Out-of-distribution materials property prediction using adversarial learning based fine-tuning

TL;DR

The paper tackles the persistent challenge of predicting material properties under out-of-distribution (OOD) conditions. It introduces Crystal Adversarial Learning (CAL), a SAL-based adversarial training pipeline augmented with partial sampling and a targeting fine-tuning mechanism, implemented on a compact IR-net backbone. CAL demonstrates improved stability and OOD performance across covariate, prior, and relation shifts, with pronounced benefits in low-data settings such as piezoelectric materials.

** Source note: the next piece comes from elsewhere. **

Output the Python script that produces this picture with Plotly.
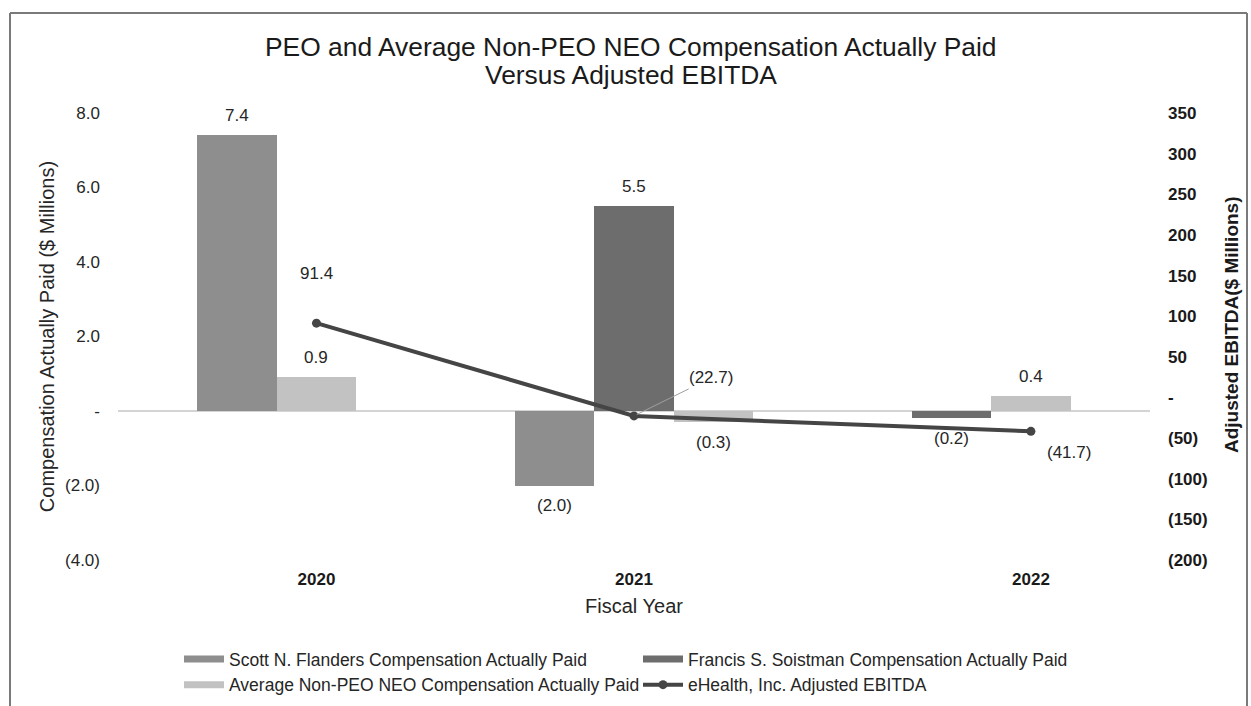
import plotly.graph_objects as go

# ---------------- data ----------------
years = ["2020", "2021", "2022"]
scott = [7.4, -2.0, None]          # Scott N. Flanders CAP ($M)
francis = [None, 5.5, -0.2]        # Francis S. Soistman CAP ($M)
avg_neo = [0.9, -0.3, 0.4]         # Average Non-PEO NEO CAP ($M)
ebitda = [91.4, -22.7, -41.7]      # eHealth Adjusted EBITDA ($M)
title_lines = ["PEO and Average Non-PEO NEO Compensation Actually Paid", "Versus Adjusted EBITDA"]
left_ticks = [-4, -2, 0, 2, 4, 6, 8]
right_ticks = [-200, -150, -100, -50, 0, 50, 100, 150, 200, 250, 300, 350]

# ---------------- layout / style constants ----------------
YEAR_POS = [2.5, 6.5, 11.5]        # category centres in bar-slot units
OFF_SCOTT = [-1, -1, 0]
OFF_FRANCIS = [0, 0, -1]
OFF_AVG = [0, 1, 0]
FONT = "Arial, Liberation Sans, sans-serif"
TXT = "#262626"
DARK = "#1a1a1a"

C_SCOTT = "#8e8e8e"
C_FRANCIS = "#6d6d6d"
C_AVG = "#c2c2c2"
C_LINE = "#454545"

L, R, T, B = 118, 1150, 113, 560
W, H = 1251, 706


def px(xp):
    return (xp - L) / (R - L)


def py(yp):
    return (B - yp) / (B - T)


def fmt(v):
    return f"({abs(v):.1f})" if v < 0 else f"{v:.1f}"


fig = go.Figure()


def add_bars(name, vals, offs, color):
    xs, ys = [], []
    for p, o, v in zip(YEAR_POS, offs, vals):
        if v is None:
            continue
        xs.append(p + o)
        ys.append(v)
    fig.add_trace(go.Bar(
        name=name, x=xs, y=ys, width=1.0, marker=dict(color=color, line=dict(width=0)),
        yaxis="y", legendgroup=name, showlegend=False,
    ))
    # legend patch (wide thin bar like the original)
    fig.add_trace(go.Scatter(name=name, x=[None], y=[None], mode="lines",
                             line=dict(color=color, width=7), legendgroup=name, showlegend=True))
    for x, v in zip(xs, ys):
        fig.add_annotation(x=x, y=v, xref="x", yref="y", text=fmt(v), showarrow=False,
                           yshift=20 if v >= 0 else -20,
                           font=dict(family=FONT, size=17, color=TXT))


add_bars("Scott N. Flanders Compensation Actually Paid", scott, OFF_SCOTT, C_SCOTT)
add_bars("Francis S. Soistman Compensation Actually Paid", francis, OFF_FRANCIS, C_FRANCIS)
add_bars("Average Non-PEO NEO Compensation Actually Paid", avg_neo, OFF_AVG, C_AVG)
fig.add_trace(go.Scatter(
    name="eHealth, Inc. Adjusted EBITDA", x=YEAR_POS, y=ebitda, yaxis="y2",
    mode="lines+markers", line=dict(color=C_LINE, width=4),
    marker=dict(color=C_LINE, size=9), cliponaxis=False,
))

# line data labels
label_shift = [(0, 50, False), (77, -38, True), (38, -21, False)]
for p, v, (dx, dy, arrow) in zip(YEAR_POS, ebitda, label_shift):
    if arrow:
        fig.add_annotation(x=p, y=v, xref="x", yref="y2", text=fmt(v), showarrow=True,
                           ax=dx, ay=dy, arrowhead=0, arrowwidth=1, arrowcolor="#a0a0a0",
                           standoff=3, font=dict(family=FONT, size=17, color=TXT))
    else:
        fig.add_annotation(x=p, y=v, xref="x", yref="y2", text=fmt(v), showarrow=False,
                           xshift=dx, yshift=dy, font=dict(family=FONT, size=17, color=TXT))

# two-line chart title
for line, yc in zip(title_lines, [47, 75]):
    fig.add_annotation(text=line, xref="paper", yref="paper", x=px(631), y=py(yc),
                       xanchor="center", yanchor="middle", showarrow=False,
                       font=dict(family=FONT, size=26.4, color=DARK))

# right axis title (placed like the original)
fig.add_annotation(text="<b>Adjusted EBITDA($ Millions)</b>", xref="paper", yref="paper",
                   x=px(1231), y=py(325), xanchor="center", yanchor="middle", textangle=-90,
                   showarrow=False, font=dict(family=FONT, size=19, color=DARK))

# outer frame (approx. chart border)
for x0, y0, x1, y1 in [(10, 13, 1247, 13), (10, 13, 10, 720), (1247, 13, 1247, 720)]:
    fig.add_shape(type="line", xref="paper", yref="paper", x0=px(x0), y0=py(y0), x1=px(x1), y1=py(y1),
                  line=dict(color="#7a7a7a", width=2), layer="above")

fig.update_layout(
    width=W, height=H, paper_bgcolor="white", plot_bgcolor="white",
    margin=dict(l=L, r=W - R, t=T, b=H - B, autoexpand=False),
    barmode="overlay", bargap=0,
    font=dict(family=FONT, color=TXT),
    xaxis=dict(range=[0, 13], tickvals=YEAR_POS, ticktext=[f"<b>{y}</b>" for y in years],
               showgrid=False, zeroline=False, showline=False, ticks="",
               ticklabelstandoff=7, tickfont=dict(family=FONT, size=17, color=DARK),
               title=dict(text="Fiscal Year", standoff=10, font=dict(family=FONT, size=20, color=TXT))),
    yaxis=dict(range=[-4, 8], tickvals=left_ticks, ticktext=[("-" if t == 0 else fmt(t)) for t in left_ticks],
               showgrid=False, zeroline=True, zerolinecolor="#d4d4d4", zerolinewidth=1.5,
               showline=False, ticks="", ticklabelstandoff=17,
               tickfont=dict(family=FONT, size=17, color=TXT),
               title=dict(text="Compensation Actually Paid ($ Millions)", standoff=5,
                          font=dict(family=FONT, size=20, color=TXT))),
    yaxis2=dict(range=[-200, 350], overlaying="y", side="right", tickvals=right_ticks,
                ticktext=[("<b>-</b>" if t == 0 else ("<b>(%d)</b>" % abs(t) if t < 0 else "<b>%d</b>" % t)) for t in right_ticks],
                showgrid=False, zeroline=False, showline=False, ticks="", ticklabelstandoff=17,
                tickfont=dict(family=FONT, size=17, color=DARK)),
    legend=dict(orientation="h", x=px(179), xanchor="left", y=py(641), yanchor="top",
                entrywidth=404, entrywidthmode="pixels", traceorder="normal", itemwidth=40,
                tracegroupgap=0,
                font=dict(family=FONT, size=17.5, color=TXT), bgcolor="rgba(0,0,0,0)"),
    showlegend=True,
)

fig.write_html("out.html")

The work provides a practical framework for robust materials property prediction under distribution shifts and data scarcity, with implications for more reliable materials discovery.

Abstract

The accurate prediction of material properties is crucial in a wide range of scientific and engineering disciplines. Machine learning (ML) has advanced the state of the art in this field, enabling scientists to discover novel materials and design materials with specific desired properties. However, one major challenge that persists in material property prediction is the generalization of models to out-of-distribution (OOD) samples,i.e., samples that differ significantly from those encountered during training. In this paper, we explore the application of advancements in OOD learning approaches to enhance the robustness and reliability of material property prediction models. We propose and apply the Crystal Adversarial Learning (CAL) algorithm for OOD materials property prediction,which generates synthetic data during training to bias the training towards those samples with high prediction uncertainty. We further propose an adversarial learning based targeting finetuning approach to make the model adapted to a particular OOD dataset, as an alternative to traditional fine-tuning. Our experiments demonstrate the success of our CAL algorithm with its high effectiveness in ML with limited samples which commonly occurs in materials science. Our work represents a promising direction toward better OOD learning and materials property prediction.

Figures (6)

• Figure 1: Dataset selections for covariate and prior shifts. The covariate shift samples are selected from the periphery of the low-dimensional surface formed by the data. The prior shift dataset consists of outliers in formation energy.
• Figure 2: Supervised UMAP embedding of the data, illustrating variance in both $X$ and $y$ (formation energy). The covariate shift data is located on the periphery, far from the majority of the data. The prior shift data forms its own distinct cluster, while the relation shift data is related but does not clearly fall into either of the previous categories.
• Figure 3: The CAL pipeline for out-of-distribution (OOD) material property prediction. It is based on the Stable Adversarial Learning (SAL) pipeline and integrates individual residual networks for material property prediction. At each step, only one partial sample set and the corresponding target set are used for adversarial sample generation. The training schedule begins with five epochs of training on the entire dataset to initialize the network. Subsequently, the training samples are ranked based on their losses, and the top 20% of high-loss samples are selected to continue training the network. In the base CAL model, these selected samples are used to generate adversarial attack samples. In our targeted training scheme, however, samples from the test domain are used to generate the adversarial attack samples.
• Figure 4: Neural network architecture of the IR-net block. The primary difference from a standard multi-layer perceptron is the addition of the outputs to the inputs. If the input and output dimensions differ, a linear projection of the inputs is used instead.
• Figure 5: Visualization of OOD test set samples: (a) Two-dimensional compositional feature space representation, with colored markers indicating individual samples' relationships to local clusters and global structure. (b) Distribution of target values for the OOD test sets, showing the frequency of the highest optical phonon mode peak. The y-axis is on a log scale.